Speaking at Nottingham University on Friday, as part of a gathering of academics to discuss "Cameron’s Conservatives", Ken Clarke warned that the level of debt awaiting the next government would be a "nightmare" compared to the borrowing he had to manage as Chancellor of the Exchequer in the early 1990s.
He said that public expenditure restraint would have to produce large savings to avoid "drastic" increases in taxes.
He praised George Osborne’s handling of the economic crisis and urged the Conservative Party to "minimise stupid promises".
The worst promises were rushed promises, he warned and remembered Margaret Thatcher’s commitment to honour pay settlements promised by Labour at the end of the 1970s. That commitment delayed restructuring of the public finances by a costly two years, he warned.
He also suggested that David Cameron and George Osborne should avoid very specific descriptions of how they will restore order to the public finances. Margaret Thatcher and Geoffrey Howe stood on a 1979 manifesto that promised to control borrowing and shift taxation from direct to indirect forms. There were no specific references to taxes that would rise or fall.

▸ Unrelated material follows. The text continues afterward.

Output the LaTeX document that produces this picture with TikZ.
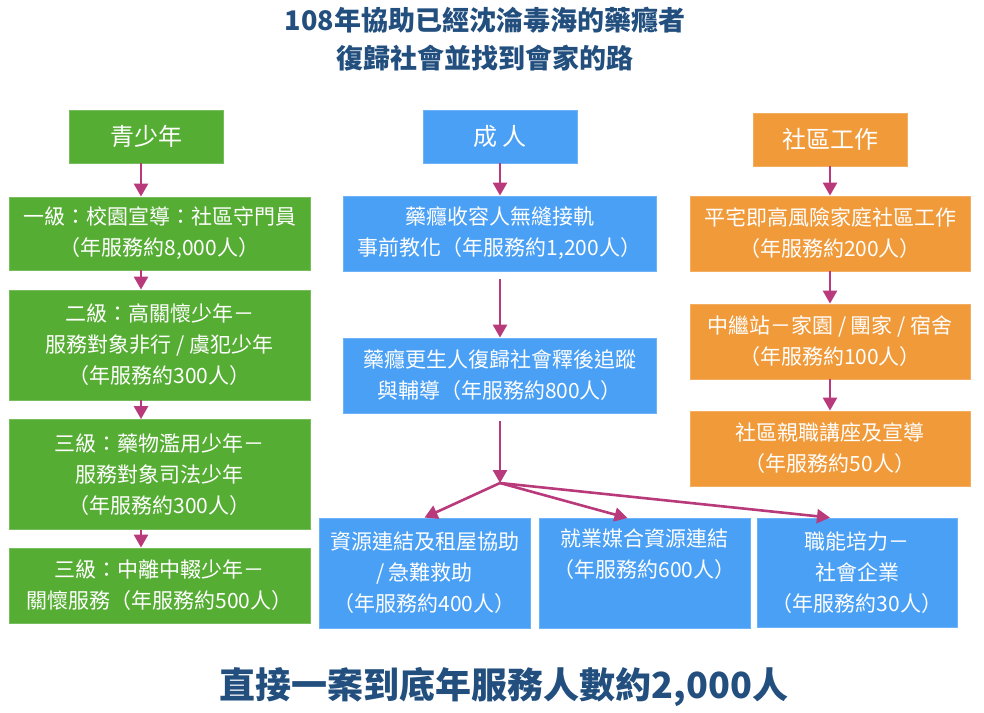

Mr Clarke also told the Conference hosted by The Centre for British Politics that he was very "relaxed" about the state of the European debate within the Conservative Party. The Party remained eurosceptic but it was a moderate sceptism compared with the right wing nationalism of a few years ago. He predicted that President- Elect Obama’s commitment to the European Union would encourage all those Tories who rightly valued the Atlantic Alliance to stay close to the heart of Europe.